Si Baudelaire et Balzac ont vécu rue Corneille, Tillinac aussi. Le bail est échu ? On ne saurait s’en plaindre. Sans cela nous n’aurions pas eu cette “chronique d’une dépossession”, chant du cygne d’un homme dans les veines de qui ne cesse de circuler le venin de la mélancolie (4) ; bref un lointain parent de René. Toujours Chateaubriand.

(Denis Tillinac, « Rue Corneille », éditions de La Table Ronde, Paris, 2009, 18 €)

Michel FRONTÈRE

Notes

(1) in « La pluie sur les carreaux dessine des fantômes », éditions Le cherche midi, Paris, 2005, 9 € 
(2) « François Mauriac disait de Laniel : ” Cet homme sent le lingot. ” Sans imputer mécaniquement la formule à Balladur, on notera que ses apôtres les plus empressés [on peut penser à Nicolas Sarkozy] sont basés dans la banlieue ouest où le mètre carré n’est pas donné. Disons que le balladurisme sent un peu le lingot. Ou le magot  », Denis Tillinac, Débats Droite. Beaucoup de bruit pour rien in « Le Monde », édition du 7 octobre 1994
(3) in « Cupidon s’en fout »
(4) « Le Venin de la mélancolie », éditions de La Table Ronde, 2004, 17 € 50 



6 réactions


  • franck2009 11 mai 2009 12:43

    Denis Tillinac doit largement sa carrière à l’élection de Jacques Chirac. Il est actuellement dans les petits papiers de Nicolas Sarkozy.

    Chercher l’erreur.


  • ZEN ZEN 11 mai 2009 12:59

    Les Vietnamiennes sont maintenant presque toutes en scooter et en jean, guidon d’une main , portable de l’autre...
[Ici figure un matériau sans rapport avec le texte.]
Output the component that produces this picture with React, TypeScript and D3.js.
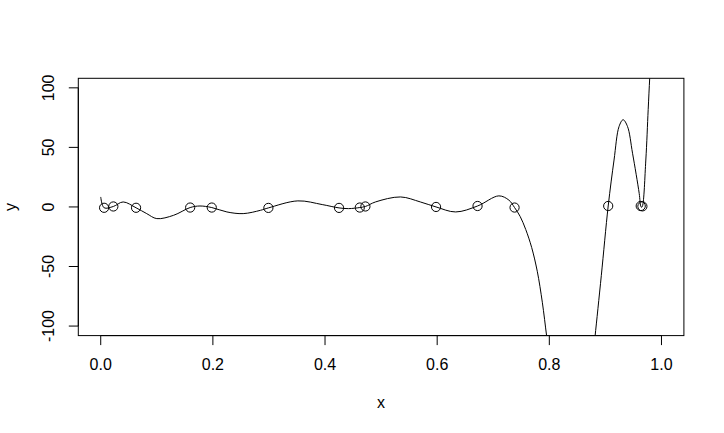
import { useEffect, useRef } from "react";
import * as d3 from "d3";

// observed points (x, y)
const pointX = [0.006, 0.0225, 0.063, 0.1595, 0.198, 0.299, 0.425, 0.462, 0.472, 0.598, 0.672, 0.738, 0.905, 0.963, 0.966];
const pointY = [-0.7, 0.4, -0.7, -0.5, -0.5, -0.8, -0.8, -0.5, 0.4, 0, 0.8, -0.5, 0.8, 0.8, 0.5];

// fitted curve (NaN = gap below the plot region)
const curveX = [
  0.0, 0.006, 0.0225, 0.04, 0.063, 0.082, 0.1, 0.13, 0.1595, 0.177, 0.198, 0.225, 0.254, 0.285, 0.299,
  0.3515, 0.395, 0.425, 0.442, 0.462, 0.472, 0.49, 0.5346, 0.57, 0.598, 0.633, 0.672, 0.71, 0.728, 0.738,
  0.748, 0.758, 0.7685, 0.7785, 0.7875, 0.7952, 0.801, 0.84,
  0.8787, 0.8816, 0.8927, 0.905, 0.9154, 0.9244, 0.9316, 0.9394, 0.9484, 0.9603, 0.963, 0.9645, 0.966,
  0.9721, 0.9763, 0.979, 0.981,
];
const curveY = [
  8.4, -0.7, 0.4, 4.2, -0.7, -5.6, -9.8, -7.0, -0.5, 0.8, -0.5, -4.2, -5.6, -2.8, -0.8,
  5.1, 2.0, -0.8, -1.4, -0.5, 0.4, 4.2, 8.4, 4.2, 0, -4.2, 0.8, 9.3, 5.7, -0.5,
  -8, -19, -34, -54, -80, -108.4, -130, NaN,
  -121, -108.4, -57.7, 0.8, 39.4, 67.6, 73.2, 67.6, 45.1, 11.3, 0.8, -0.3, 0.5,
  39.4, 81.7, 107.9, 125,
];

const xTicks = [0, 0.2, 0.4, 0.6, 0.8, 1.0];
const yTicks = [-100, -50, 0, 50, 100];

const W = 724;
const H = 433;
const margin = { top: 78.3, right: 40.1, bottom: 97.4, left: 78.3 };
const font = "'Liberation Sans', Arial, Helvetica, sans-serif";

export default function App() {
  const ref = useRef<SVGSVGElement>(null);

  useEffect(() => {
    const svg = d3.select(ref.current);
    svg.selectAll("*").remove();

    const x = d3.scaleLinear().domain([-0.04, 1.04]).range([margin.left, W - margin.right]);
    const y = d3.scaleLinear().domain([-108, 108]).range([H - margin.bottom, margin.top]);
    const [x0, x1] = x.range();
    const [y0, y1] = y.range();

    svg.append("rect").attr("width", W).attr("height", H).attr("fill", "white");

    svg.append("clipPath").attr("id", "plot-clip")
      .append("rect")
      .attr("x", x0).attr("y", y1)
      .attr("width", x1 - x0).attr("height", y0 - y1);

    // curve
    const pts = curveX.map((d, i) => [d, curveY[i]] as [number, number]);
    const line = d3.line<[number, number]>()
      .defined(d => !Number.isNaN(d[1]))
      .x(d => x(d[0]))
      .y(d => y(d[1]))
      .curve(d3.curveCatmullRom.alpha(0.5));
    svg.append("path")
      .attr("clip-path", "url(#plot-clip)")
      .attr("d", line(pts))
      .attr("fill", "none")
      .attr("stroke", "black")
      .attr("stroke-width", 1);

    // points (pch = 1)
    svg.append("g")
      .selectAll("circle")
      .data(pointX.map((d, i) => [d, pointY[i]]))
      .join("circle")
      .attr("cx", d => x(d[0]))
      .attr("cy", d => y(d[1]))
      .attr("r", 4.6)
      .attr("fill", "none")
      .attr("stroke", "black")
      .attr("stroke-width", 1);

    // box
    svg.append("rect")
      .attr("x", x0).attr("y", y1)
      .attr("width", x1 - x0).attr("height", y0 - y1)
      .attr("fill", "none").attr("stroke", "black");

    const tickLen = 9.5;

    // x axis
    const gx = svg.append("g").attr("font-family", font).attr("font-size", 16).attr("text-anchor", "middle");
    gx.append("line")
      .attr("x1", x(xTicks[0])).attr("x2", x(xTicks[xTicks.length - 1]))
      .attr("y1", y0).attr("y2", y0).attr("stroke", "black");
    gx.selectAll("line.t").data(xTicks).join("line").attr("class", "t")
      .attr("x1", d => x(d)).attr("x2", d => x(d))
      .attr("y1", y0).attr("y2", y0 + tickLen).attr("stroke", "black");
    gx.selectAll("text").data(xTicks).join("text")
      .attr("x", d => x(d)).attr("y", y0 + 34)
      .text(d => d3.format(".1f")(d));
    gx.append("text").attr("x", (x0 + x1) / 2).attr("y", y0 + 72).text("x");

    // y axis
    const gy = svg.append("g").attr("font-family", font).attr("font-size", 16).attr("text-anchor", "middle");
    gy.append("line")
      .attr("x1", x0).attr("x2", x0)
      .attr("y1", y(yTicks[0])).attr("y2", y(yTicks[yTicks.length - 1])).attr("stroke", "black");
    gy.selectAll("line.t").data(yTicks).join("line").attr("class", "t")
      .attr("x1", x0 - tickLen).attr("x2", x0)
      .attr("y1", d => y(d)).attr("y2", d => y(d)).attr("stroke", "black");
    gy.selectAll("text").data(yTicks).join("text")
      .attr("transform", d => `translate(${x0 - 24},${y(d)}) rotate(-90)`)
      .text(d => String(d));
    gy.append("text")
      .attr("transform", `translate(${x0 - 62},${(y0 + y1) / 2}) rotate(-90)`)
      .text("y");
  }, []);

  return (
    <svg ref={ref} width={W} height={H}
      style={{ position: "absolute", left: 0, top: 0, display: "block" }} />
  );
}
  • Michel Frontère Michel Frontère 11 mai 2009 13:57

    @franck2009 : vous avez partiellement raison, car il doit surtout sa carrière à l’académicien Michel Déon, mais de toute façon c’est l’écrivain qui m’intéresse. De même que j’apprécie l’écriture de Pierre Drieu La Rochelle alors qu’il a collaboré pendant la guerre ...
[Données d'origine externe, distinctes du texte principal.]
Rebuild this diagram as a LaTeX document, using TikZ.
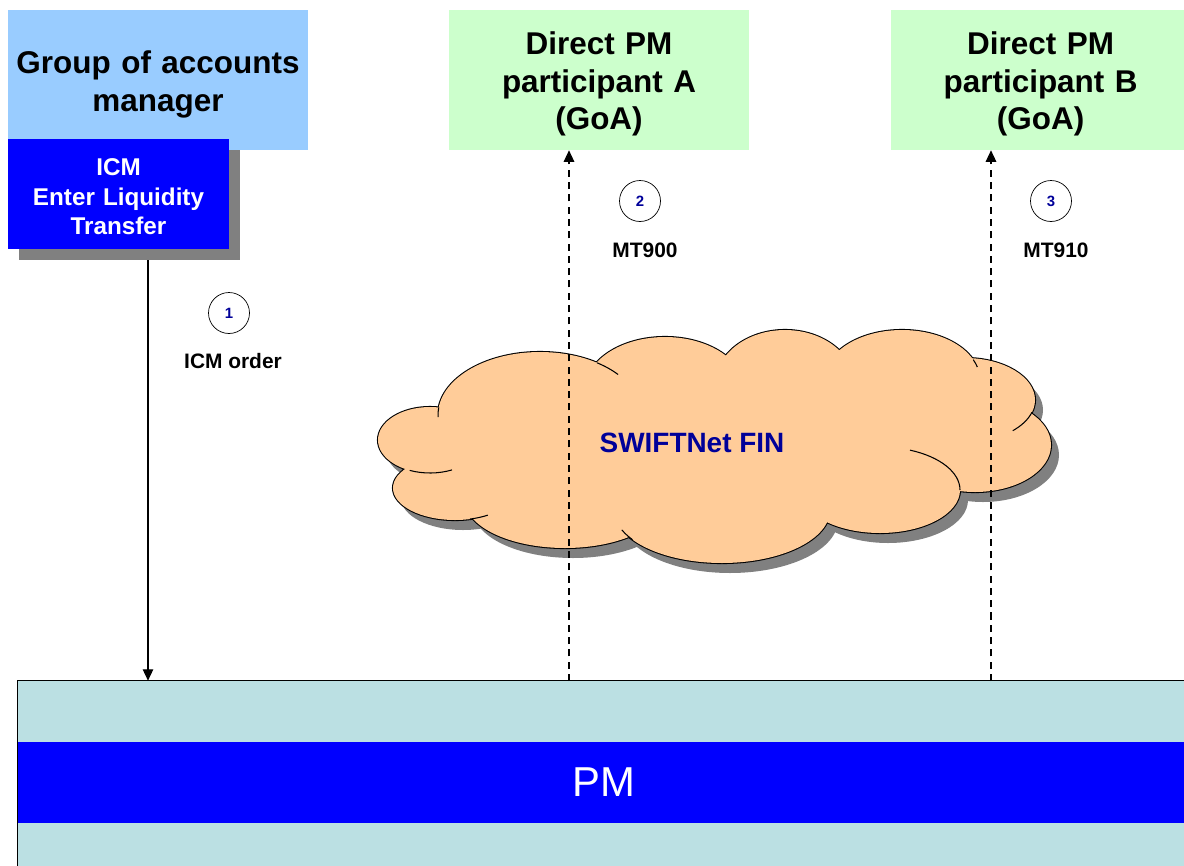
\documentclass[tikz,border=0pt]{standalone}
\usepackage{fontspec}
\setmainfont{Liberation Sans}
\usetikzlibrary{shapes,arrows,arrows.meta,positioning,shadows}

\definecolor{mgrblue}{HTML}{99CCFF}
\definecolor{partgreen}{HTML}{CCFFCC}
\definecolor{icmblue}{HTML}{0000FF}
\definecolor{cloudorange}{HTML}{FFCC99}
\definecolor{pmlight}{HTML}{BBE0E3}
\definecolor{navytext}{HTML}{000099}
\definecolor{shadowgray}{HTML}{808080}

% puffs of the network cloud (centre, x radius, y radius)
\newcommand{\cloudlobes}{%
  (430,440) ellipse [x radius=52, y radius=33]
  (455,488) ellipse [x radius=62, y radius=32]
  (565,500) ellipse [x radius=100, y radius=48]
  (722,510) ellipse [x radius=108, y radius=53]
  (880,490) ellipse [x radius=80, y radius=43]
  (975,445) ellipse [x radius=76, y radius=47]
  (965,400) ellipse [x radius=70, y radius=42]
  (902,380) ellipse [x radius=78, y radius=50]
  (785,385) ellipse [x radius=70, y radius=55]
  (665,390) ellipse [x radius=80, y radius=53]
  (540,415) ellipse [x radius=102, y radius=63]
  (712,445) ellipse [x radius=250, y radius=80]}

\begin{document}
\begin{tikzpicture}[x=0.02cm, y=-0.02cm, node distance=2cm, auto]
    % Define styles
    \tikzstyle{party} = [rectangle, minimum width=6cm, minimum height=2.8cm, text width=5.8cm, align=center, inner sep=0pt, font=\bfseries\fontsize{17.9}{21.5}\selectfont]
    \tikzstyle{icmbox} = [rectangle, minimum width=4.42cm, minimum height=2.2cm, text width=4.3cm, align=center, inner sep=0pt, fill=icmblue, text=white, font=\bfseries\fontsize{13.8}{16.7}\selectfont, drop shadow={shadow xshift=0.22cm, shadow yshift=-0.22cm, fill=shadowgray, opacity=1}]
    \tikzstyle{num} = [circle, draw=black, minimum size=0.82cm, inner sep=0pt, text=navytext, font=\bfseries\fontsize{8.5}{10}\selectfont]
    \tikzstyle{lbl} = [font=\bfseries\fontsize{11.9}{14}\selectfont]
    \tikzstyle{msg} = [line width=0.6pt, ->, >={Triangle[length=6.5pt, width=6pt]}]
    \tikzstyle{reply} = [msg, dash pattern=on 4pt off 3pt]

    \clip (0,0) rectangle (1184,866);

    % Nodes
    \node [party, fill=mgrblue] (mgr) at (158,80) {\rule{0pt}{17.7pt}Group of accounts\\manager};
    \node [icmbox] (icm) at (118.5,194) {\rule{0pt}{12.7pt}ICM\\Enter Liquidity\\Transfer};
    \node [party, fill=partgreen] (partA) at (599,80) {\rule{0pt}{17.5pt}Direct PM\\participant A\\(GoA)};
    \node [party, fill=partgreen, right=2.82cm of partA] (partB) {\rule{0pt}{17.5pt}Direct PM\\participant B\\(GoA)};

    % SWIFTNet cloud
    \fill [shadowgray, shift={(8,10)}] \cloudlobes;
    \draw [line width=1.2pt] \cloudlobes;
    \fill [cloudorange] \cloudlobes;
    \draw [line width=0.6pt]
      (430,440) ++(113:52 and 33) arc [start angle=113, end angle=65, x radius=52, y radius=33]
      (455,488) ++(76:62 and 32) arc [start angle=76, end angle=58, x radius=62, y radius=32]
      (722,510) ++(146:108 and 53) arc [start angle=146, end angle=158, x radius=108, y radius=53]
      (880,490) ++(-68:80 and 43) arc [start angle=-68, end angle=0, x radius=80, y radius=43]
      (965,400) ++(17:70 and 42) arc [start angle=17, end angle=47, x radius=70, y radius=42]
      (902,380) ++(-24:78 and 50) arc [start angle=-24, end angle=-15, x radius=78, y radius=50]
      (540,415) ++(-56:102 and 63) arc [start angle=-56, end angle=-40, x radius=102, y radius=63]
      (540,415) ++(187:102 and 63) arc [start angle=187, end angle=178, x radius=102, y radius=63];
    \node [text=navytext, font=\bfseries\fontsize{15.9}{19}\selectfont] (swift) at (692,443) {SWIFTNet FIN};

    % PM block
    \node [rectangle, minimum width=23.44cm, minimum height=3.78cm, inner sep=0pt, fill=pmlight] (pm) at (604,775.5) {};
    \node [rectangle, minimum width=23.44cm, minimum height=1.62cm, inner sep=0pt, fill=icmblue, text=white, font=\fontsize{23.8}{28}\selectfont] (pmcore) at (604,782.5) {PM};
    \draw [line width=0.8pt] (pm.south west) -- (pm.north west) -- (pm.north east);

    \coordinate (order) at (148,260);
    \coordinate (sendA) at (569,681);
    \coordinate (sendB) at (991,681);

    % Arrows
    \draw [msg] (order) -- (order |- pm.north);
    \draw [reply] (sendA) -- (sendA |- partA.south);
    \draw [reply] (sendB) -- (sendB |- partB.south);

    % Steps
    \node [num] (n1) at (229,313) {1};
    \node [lbl] (l1) at (233,361) {ICM order};
    \node [num] (n2) at (640,201) {2};
    \node [lbl] (l2) at (645,250) {MT900};
    \node [num] (n3) at (1051,201) {3};
    \node [lbl] (l3) at (1056,250) {MT910};
\end{tikzpicture}
\end{document}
    @zen : exact, on peut ajouter qu’elles doivent aussi porter aujourd’hui un masque pour les protéger de la pollution, mais cette vision, si j’en crois le poème auquel il est fait allusion dans mon article, daterait de 1999. 


    • franck2009 11 mai 2009 17:52

      Je reconnais ne l’avoir jamais lu. L’entendre s’écouter parler m’ayant largement suffit.
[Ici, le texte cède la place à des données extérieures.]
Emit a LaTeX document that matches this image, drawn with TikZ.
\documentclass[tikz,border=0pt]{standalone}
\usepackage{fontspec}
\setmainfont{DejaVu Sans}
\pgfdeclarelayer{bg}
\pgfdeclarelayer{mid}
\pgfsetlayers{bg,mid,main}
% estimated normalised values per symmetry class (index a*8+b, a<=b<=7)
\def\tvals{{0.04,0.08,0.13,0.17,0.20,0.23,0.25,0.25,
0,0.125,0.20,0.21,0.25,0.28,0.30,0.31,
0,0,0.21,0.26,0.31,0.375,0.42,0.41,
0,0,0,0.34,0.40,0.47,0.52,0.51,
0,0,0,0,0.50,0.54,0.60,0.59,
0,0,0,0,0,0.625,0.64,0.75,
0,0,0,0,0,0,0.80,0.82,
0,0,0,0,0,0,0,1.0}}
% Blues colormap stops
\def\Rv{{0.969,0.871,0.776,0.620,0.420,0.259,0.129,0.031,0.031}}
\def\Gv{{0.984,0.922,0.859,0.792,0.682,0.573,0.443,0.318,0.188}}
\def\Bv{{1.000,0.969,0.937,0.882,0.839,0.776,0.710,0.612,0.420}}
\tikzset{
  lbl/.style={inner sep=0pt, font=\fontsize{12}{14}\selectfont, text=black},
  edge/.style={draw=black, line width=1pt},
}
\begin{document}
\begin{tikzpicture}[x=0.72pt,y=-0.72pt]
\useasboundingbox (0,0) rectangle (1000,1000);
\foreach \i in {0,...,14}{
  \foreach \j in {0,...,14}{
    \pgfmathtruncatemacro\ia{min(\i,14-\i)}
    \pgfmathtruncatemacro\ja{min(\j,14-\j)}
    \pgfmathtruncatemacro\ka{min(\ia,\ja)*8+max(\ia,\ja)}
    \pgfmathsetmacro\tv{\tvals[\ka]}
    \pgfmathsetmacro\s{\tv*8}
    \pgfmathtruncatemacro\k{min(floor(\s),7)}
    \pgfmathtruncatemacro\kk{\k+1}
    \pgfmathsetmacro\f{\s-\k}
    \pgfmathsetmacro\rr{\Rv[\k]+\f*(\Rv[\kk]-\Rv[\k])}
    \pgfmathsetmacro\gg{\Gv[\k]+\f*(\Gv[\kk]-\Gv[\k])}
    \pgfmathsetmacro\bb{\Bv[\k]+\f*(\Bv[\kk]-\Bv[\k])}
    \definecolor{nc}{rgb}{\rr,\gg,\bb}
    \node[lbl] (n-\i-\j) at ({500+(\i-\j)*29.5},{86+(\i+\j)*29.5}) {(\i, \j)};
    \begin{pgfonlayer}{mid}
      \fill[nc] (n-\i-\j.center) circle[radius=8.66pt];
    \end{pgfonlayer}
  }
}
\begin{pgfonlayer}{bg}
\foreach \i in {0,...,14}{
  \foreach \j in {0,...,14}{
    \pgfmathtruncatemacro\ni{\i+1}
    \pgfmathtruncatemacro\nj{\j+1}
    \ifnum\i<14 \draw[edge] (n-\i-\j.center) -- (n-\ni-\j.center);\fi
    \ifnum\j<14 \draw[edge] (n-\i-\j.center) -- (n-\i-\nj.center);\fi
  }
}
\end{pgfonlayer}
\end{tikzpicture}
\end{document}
      C’est un peu l’homme qui délivre son message dans Marianne que je vise et pas tellement l’écrivain.

      Je reconnais que déjà sous Chirac il m’horripilait. Son pseudo message du terroir qui s’aligne sur le pouvoir parisien et une réelle gourmandise pour les honneurs. En effet, voilà quelqu’un qui se défend toujours de vouloir bénéficier d’une prébende particulière et que nous retrouvons toujours dans un exercice de lèche bottisme périlleux car il en va par exemple de l’héritage gaullisme et au hasard de l’indépendance du pays, pour mieux complaire aux atlantistes au pouvoir.

      Vous voyez que moi et la littérature...c’est un peu comme Tillinac et la fidélité.


  • Michel Frontère Michel Frontère 11 mai 2009 18:35

    @ franck2009 : c’est dommage ces attaques ad hominem (avec “m” à la fin ou “n” ?), encore une fois ce qui m’intéressait c’était le bilan d’un éditeur à la tête d’une maison d’édition, « La Table Ronde », dont j’aime le style des auteurs et j’ai même essayé, pour tout vous dire, d’y être publié y compris du temps de Tillinac (je ne suis pas rancunier) et y compris, plus récemment, en proposant de verser une participation substantielle aux frais mais en vain, hélas !

    Mon article était, je le reconnais, bienveillant par rapport à Denis Tillinac mais je reconnais que s’éloigner comme il le fait maintenant de Chirac pour se rapprocher de Nicolas Sarkozy ça fleure un opportunisme très radical.

    @Le furtif : vous fantasmez à bon compte sur les Vietnamiennes, franchement c’était je pense un bon titre pour mon article mais ça se limitait à ça. C’est tout ce que vous avez à dire ?


  • Bill Grodé 11 mai 2009 18:39

    Très bel article sur un écrivain plus connu pour son amitié présidentielle que pour ses livres, et qui donne envie de les découvrir ;
    Contrairement à certains commentateurs, j’aime bien l’entendre parler, et je suis persuadé que son attachement à sa Corrèze est tout à fait sincère.
    Et pour enfoncer un peu le coin entre la position d’un écrivain et ses idées, je connais beaucoup d’amateurs de Céline qui ne sont pas, mais alors pas du tout, dans son camp politique. Merci.